Ernia iatale, reflusso, gastrite e, dulcis in fundo, ulcera. Benvenuti dentro lo stomaco, organo dell’apparato digerente dove si nascondono tante insidie. Se oggi con una gastroscopia è facile identificare il disturbo di cui si soffre, non altrettanto lo è liberarsene: non resta che rivolgersi allo specialista gastroenterologo, tra i medici più consultati dai 50 anni in su. Prima dei 20 è raro avere un’ulcera ma, con l’avanzare dell’età, la sua incidenza cresce: il picco massimo è al traguardo del mezzo secolo. Non c’è un registro che dica quanti sardi hanno l’ulcera, che può essere gastrica o duodenale (“Peptica” è il termine corretto) ma i casi che passano sotto l’esame dei gastroenterologi sono tanti e, per fortuna, curati con sempre maggior successo. A dirlo è Paolo Usai, professore e direttore della Gastroenterologia del Policlinico Duilio Casula, struttura di eccellenza nel panorama sardo e italiano: «Assistiamo anche nell’Isola a una diminuzione dei casi, anche di quelli più oscuri, e della mortalità». Di ulcera si può morire? «Il sanguinamento è la più frequente complicanza», spiega il professore, «con un’incidenza annuale che varia dal 19 al 57 per 100mila abitanti.

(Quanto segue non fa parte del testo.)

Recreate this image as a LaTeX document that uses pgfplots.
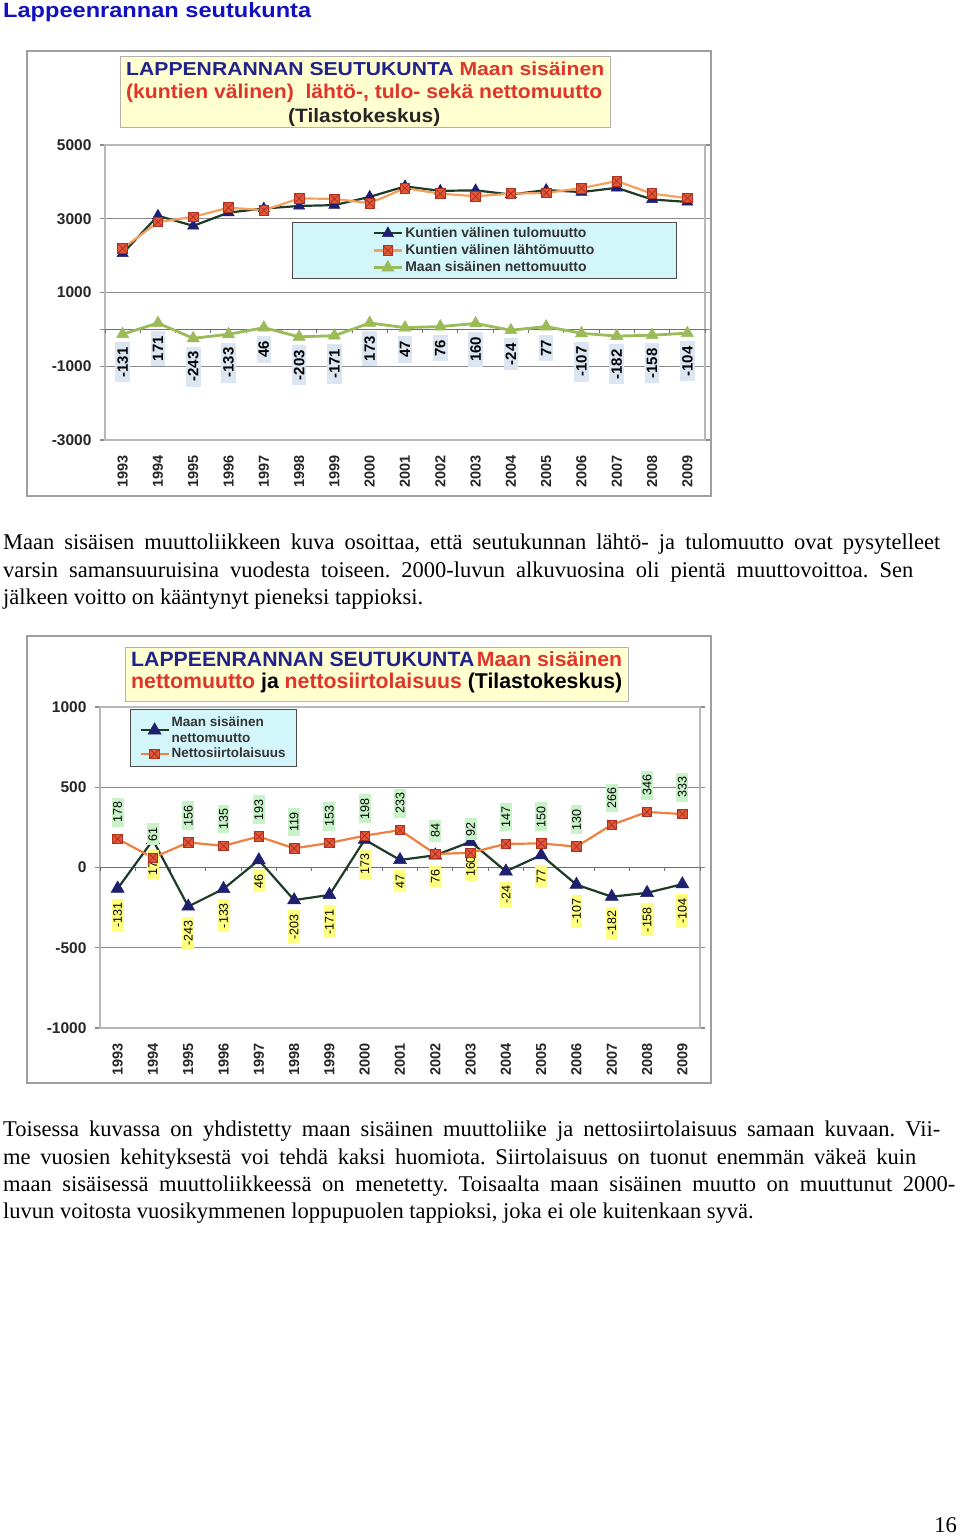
\documentclass[border=0pt]{standalone}
\usepackage{pgfplots}
\pgfplotsset{compat=1.18}
\usepackage{pgfplotstable}
\usepackage{graphicx}
\usepackage{fontspec}
\setmainfont{Liberation Serif}
\newfontfamily\arial{Liberation Sans}
\frenchspacing

\definecolor{hdrblue}{HTML}{1010C0}
\definecolor{navyt}{HTML}{20238C}
\definecolor{redt}{HTML}{E0352A}
\definecolor{ttlfill}{HTML}{FFFFD0}
\definecolor{legcyan}{HTML}{D2F6FA}
\definecolor{gridgray}{HTML}{8C8C8C}
\definecolor{framegray}{HTML}{B8B8B8}
\definecolor{zerogray}{HTML}{707070}
\definecolor{tuloline}{HTML}{1D3B26}
\definecolor{navymk}{HTML}{1F1F70}
\definecolor{lahtoline}{HTML}{F5A05A}
\definecolor{lahtomk}{HTML}{E05A3A}
\definecolor{lahtomkd}{HTML}{B03020}
\definecolor{netgreen}{HTML}{9BBB59}
\definecolor{siirtoline}{HTML}{F08040}
\definecolor{lblue}{HTML}{DCE6F2}
\definecolor{lyellow}{HTML}{FFFF80}
\definecolor{lgreen}{HTML}{C8F2C8}

\pgfdeclareplotmark{sqx}{%
  \pgfpathrectangle{\pgfpoint{-\pgfplotmarksize}{-\pgfplotmarksize}}{\pgfpoint{2\pgfplotmarksize}{2\pgfplotmarksize}}%
  \pgfusepathqfillstroke
  \pgfpathmoveto{\pgfpoint{-\pgfplotmarksize}{-\pgfplotmarksize}}%
  \pgfpathlineto{\pgfpoint{\pgfplotmarksize}{\pgfplotmarksize}}%
  \pgfpathmoveto{\pgfpoint{-\pgfplotmarksize}{\pgfplotmarksize}}%
  \pgfpathlineto{\pgfpoint{\pgfplotmarksize}{-\pgfplotmarksize}}%
  \pgfusepathqstroke}

\pgfplotstableread{
x tulo lahto net
0 2060 2191 -131
1 3080 2909 171
2 2807 3050 -243
3 3167 3300 -133
4 3276 3230 46
5 3347 3550 -203
6 3369 3540 -171
7 3593 3420 173
8 3877 3830 47
9 3756 3680 76
10 3770 3610 160
11 3656 3680 -24
12 3777 3700 77
13 3723 3830 -107
14 3838 4020 -182
15 3522 3680 -158
16 3456 3560 -104
}\dataA

\pgfplotstableread{
x net siirto
0 -131 178
1 171 61
2 -243 156
3 -133 135
4 46 193
5 -203 119
6 -171 153
7 173 198
8 47 233
9 76 84
10 160 92
11 -24 147
12 77 150
13 -107 130
14 -182 266
15 -158 346
16 -104 333
}\dataB

\newcommand\ticklab{\arial\bfseries\fontsize{15.5pt}{15.5pt}\selectfont}
\newcommand\yearlab{\arial\bfseries\fontsize{14.5pt}{14.5pt}\selectfont}
\newcommand\bodyfont{\fontsize{22.5pt}{27.5pt}\selectfont}

\pgfplotsset{
  common/.style={
    scale only axis, width=600pt,
    xmin=-0.5, xmax=16.5,
    xtick={0,...,16},
    xticklabels={1993,1994,1995,1996,1997,1998,1999,2000,2001,2002,2003,2004,2005,2006,2007,2008,2009},
    scaled y ticks=false,
    ymajorgrids, major grid style={draw=gridgray, line width=1.3pt},
    axis line style={draw=framegray, line width=1.2pt},
    xtick style={draw=none},
    ytick style={draw=gridgray, line width=1.3pt},
    tick align=outside, major tick length=5pt,
    x tick label style={font=\yearlab, text=black!85, yshift=-7pt, rotate=90, anchor=east},
    y tick label style={font=\ticklab, text=black!85, xshift=-5pt},
    extra y ticks={0}, extra y tick labels={},
    extra y tick style={grid=major, major grid style={draw=zerogray, line width=1.6pt}, tick style={draw=none}},
    clip=false,
  }
}

\begin{document}
\begin{tikzpicture}
\path[use as bounding box] (0,0) rectangle (960pt,1536pt);

% page header
\node[anchor=base west, inner sep=0] at (3pt,1518pt) {\color{hdrblue}\resizebox{308pt}{15pt}{\arial\bfseries Lappeenrannan seutukunta}};

% ================= chart 1 =================
\draw[draw=gray!75, line width=2pt] (27pt,1040pt) rectangle (711pt,1485pt);
\draw[draw=gray!60, fill=ttlfill, line width=1pt] (120pt,1408pt) rectangle (610pt,1479pt);
\node[anchor=base west, inner sep=0] at (126pt,1460pt) {\resizebox{478pt}{13.6pt}{\arial\bfseries\color{navyt}LAPPENRANNAN SEUTUKUNTA \color{redt}Maan sisäinen}};
\node[anchor=base west, inner sep=0] at (126pt,1437pt) {\resizebox{476pt}{14.5pt}{\arial\bfseries\color{redt}(kuntien välinen)\ \ lähtö-, tulo- sekä nettomuutto}};
\node[anchor=base west, inner sep=0] at (288pt,1413pt) {\resizebox{152pt}{14pt}{\arial\bfseries\color{black!85}(Tilastokeskus)}};

\begin{axis}[common,
  at={(105pt,1096pt)}, anchor=south west, height=295pt,
  ymin=-3000, ymax=5000,
  ytick={-3000,-1000,1000,3000,5000},
  yticklabels={-3000,-1000,1000,3000,5000},
  legend style={at={(0.3117,0.739)}, anchor=north west, fill=legcyan, draw=gray!60!black, line width=1pt,
    inner xsep=80pt, inner ysep=3pt, row sep=1.5pt,
    font=\arial\bfseries\fontsize{14pt}{14pt}\selectfont, text=black!80},
  legend cell align=left,
  legend image code/.code={\draw[mark repeat=2,mark phase=2] plot coordinates {(0pt,0pt) (14pt,0pt) (28pt,0pt)};},
]
\pgfplotsinvokeforeach{-0.5,0.5,...,16.5}{\draw[draw=zerogray, line width=1pt] (axis cs:#1,0) -- ([yshift=-4pt]axis cs:#1,0);}
\addplot[color=tuloline, line width=2.2pt, mark=triangle*, mark size=6.5pt,
  mark options={fill=navymk, draw=navymk, line width=0.5pt}] table[x=x, y=tulo]{\dataA};
\addlegendentry{Kuntien välinen tulomuutto}
\addplot[color=lahtoline, line width=2.2pt, mark=sqx, mark size=4.8pt,
  mark options={fill=lahtomk, draw=lahtomkd, line width=0.8pt}] table[x=x, y=lahto]{\dataA};
\addlegendentry{Kuntien välinen lähtömuutto}
\addplot[color=netgreen, line width=2.8pt, mark=triangle*, mark size=7pt,
  mark options={fill=netgreen, draw=netgreen, line width=0.5pt},
  point meta=explicit symbolic, nodes near coords={\pgfplotspointmeta},
  every node near coord/.append style={yshift=-8pt, rotate=90, anchor=east, fill=lblue,
    inner xsep=5pt, inner ysep=2pt, text=black,
    font=\arial\bfseries\fontsize{15pt}{15pt}\selectfont}]
  table[x=x, y=net, meta=net]{\dataA};
\addlegendentry{Maan sisäinen nettomuutto}
\end{axis}

% body text 1
\node[anchor=base west, inner sep=0] at (3pt,986pt) {\bodyfont\makebox[937pt][s]{Maan sisäisen muuttoliikkeen kuva osoittaa, että seutukunnan lähtö- ja tulomuutto ovat pysytelleet}};
\node[anchor=base west, inner sep=0] at (3pt,958.5pt) {\bodyfont\makebox[910pt][s]{varsin samansuuruisina vuodesta toiseen. 2000-luvun alkuvuosina oli pientä muuttovoittoa. Sen}};
\node[anchor=base west, inner sep=0] at (3pt,931pt) {\bodyfont jälkeen voitto on kääntynyt pieneksi tappioksi.};

% ================= chart 2 =================
\draw[draw=gray!75, line width=2pt] (27pt,453pt) rectangle (711pt,900pt);
\draw[draw=gray!60, fill=ttlfill, line width=1pt] (125pt,834pt) rectangle (628pt,888pt);
\node[anchor=base west, inner sep=0] at (131pt,869pt) {\resizebox{491pt}{15pt}{\arial\bfseries\color{navyt}LAPPEENRANNAN SEUTUKUNTA\hspace{0.12em}\color{redt}Maan sisäinen}};
\node[anchor=base west, inner sep=0] at (131pt,847pt) {\resizebox{491pt}{15.5pt}{\arial\bfseries\color{redt}nettomuutto\color{black}{} ja \color{redt}nettosiirtolaisuus\color{black}{} (Tilastokeskus)}};

\begin{axis}[common,
  at={(100pt,508pt)}, anchor=south west, height=321pt,
  ymin=-1000, ymax=1000,
  ytick={-1000,-500,500,1000},
  yticklabels={-1000,-500,500,1000},
  extra y tick labels={0},
  extra y tick style={grid=major, major grid style={draw=zerogray, line width=1.6pt}, tick style={draw=gridgray, line width=1.3pt}},
  legend style={at={(0.05,0.994)}, anchor=north west, fill=legcyan, draw=gray!60!black, line width=1pt,
    inner xsep=9pt, inner ysep=5pt, row sep=0pt,
    font=\arial\bfseries\fontsize{13.5pt}{16.5pt}\selectfont, text=black!80, cells={align=left}},
  legend cell align=left,
  legend image code/.code={\draw[mark repeat=2,mark phase=2] plot coordinates {(0pt,0pt) (14pt,0pt) (28pt,0pt)};},
]
\pgfplotsinvokeforeach{-0.5,0.5,...,16.5}{\draw[draw=zerogray, line width=1pt] (axis cs:#1,0) -- ([yshift=-4pt]axis cs:#1,0);}
\addplot[color=tuloline, line width=2.2pt, mark=triangle*, mark size=7.5pt,
  mark options={fill=navymk, draw=navymk, line width=0.5pt},
  point meta=explicit symbolic, nodes near coords={\pgfplotspointmeta},
  every node near coord/.append style={yshift=-10pt, rotate=90, anchor=east, fill=lyellow,
    inner xsep=4pt, inner ysep=1.5pt, text=black,
    font=\arial\fontsize{12.5pt}{12.5pt}\selectfont}]
  table[x=x, y=net, meta=net]{\dataB};
\addlegendentry{Maan sisäinen\\nettomuutto}
\addplot[color=siirtoline, line width=2.2pt, mark=sqx, mark size=4.8pt,
  mark options={fill=lahtomk, draw=lahtomkd, line width=0.8pt},
  point meta=explicit symbolic, nodes near coords={\pgfplotspointmeta},
  every node near coord/.append style={yshift=12pt, rotate=90, anchor=west, fill=lgreen,
    inner xsep=4pt, inner ysep=1.5pt, text=black,
    font=\arial\fontsize{12.5pt}{12.5pt}\selectfont}]
  table[x=x, y=siirto, meta=siirto]{\dataB};
\addlegendentry{Nettosiirtolaisuus}
\end{axis}

% body text 2
\node[anchor=base west, inner sep=0] at (3pt,399pt) {\bodyfont\makebox[937pt][s]{Toisessa kuvassa on yhdistetty maan sisäinen muuttoliike ja nettosiirtolaisuus samaan kuvaan. Vii-}};
\node[anchor=base west, inner sep=0] at (3pt,371.5pt) {\bodyfont\makebox[913pt][s]{me vuosien kehityksestä voi tehdä kaksi huomiota. Siirtolaisuus on tuonut enemmän väkeä kuin}};
\node[anchor=base west, inner sep=0] at (3pt,344pt) {\bodyfont\makebox[952pt][s]{maan sisäisessä muuttoliikkeessä on menetetty. Toisaalta maan sisäinen muutto on muuttunut 2000-}};
\node[anchor=base west, inner sep=0] at (3pt,317pt) {\bodyfont luvun voitosta vuosikymmenen loppupuolen tappioksi, joka ei ole kuitenkaan syvä.};

% page number
\node[anchor=base east, inner sep=0] at (957pt,3pt) {\bodyfont 16};
\end{tikzpicture}
\end{document}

L’altra, successiva, è la perforazione, tra 4 e 14 casi». Di qui l’importanza di una diagnosi tempestiva al fine di ottenere la cura più efficace, onde evitare degenerazioni.

Anche i casi sardi, dunque, vengono ricondotti nel trend nazionale, attribuiti per l’80 per cento all’infezione da Helicobacter pylori, scoperto come causa di ulcera da due ricercatori australiani, vincitori del Nobel nel 2005. Sotto accusa anche gli antinfiammatori non steroidei, come l’aspirina, molto utilizzati sugli anziani e per problemi osteoarticolari. «Sarebbe quindi auspicabile - sottolinea Usai - che i pazienti che devono praticare terapie croniche con antinfiammatori vengano sottoposti al test sierologico di screening e i positivi trattati con una terapia eradicante». La «diminuzione drastica» dei casi di ulcera, sia nell’incidenza («che varia dallo 0.03 allo 0.17%») che nella prevalenza («da 0.1 a 2.6%»), è da attribuire proprio alla maggior conoscenza del problema da parte di medici e pazienti ma soprattutto all’utilizzo «quasi capillare» della terapia eradicante per l’Helicobacter. Che, se associato agli antinfiammatori, aumenta il rischio di complicanze e sanguinamento di «circa sei volte».

Nel caso dell’ulcera le spie d’allarme che si accendono non sono sempre uguali per tutti. Il sintomo predominante è il dolore alla bocca dello stomaco, associato al languore, un senso di fame dolorosa, soprattutto di notte: si attenua mangiando o con gli antiacidi, sempre più presenti nelle case dei sardi, primi in Italia nel loro consumo. Altro segnale, al contrario, è quello di sentirsi pieni dopo i pasti. «Questi sintomi, soprattutto quello notturno che sveglia il malato», avverte lo specialista, «deve essere considerato un campanello di allarme sul quale bisogna indagare. La diagnosi avviene tramite l’endoscopia che va sempre associata a prelievi di tessuto, per la diagnosi di Helicobacter, e sull’ulcera, in caso fosse gastrica».

La cura si segue in genere per 10-14 giorni: se c’è l’Helicobacter, quindi nell’80 per cento dei casi, si utilizzano due antibiotici e un gastroprotettore che riduce la produzione di acido dello stomaco. Il successo di questa terapia consente una guarigione definitiva dell’ulcera, in 80 casi su cento, o di tenerla sotto controllo con un trattamento periodico.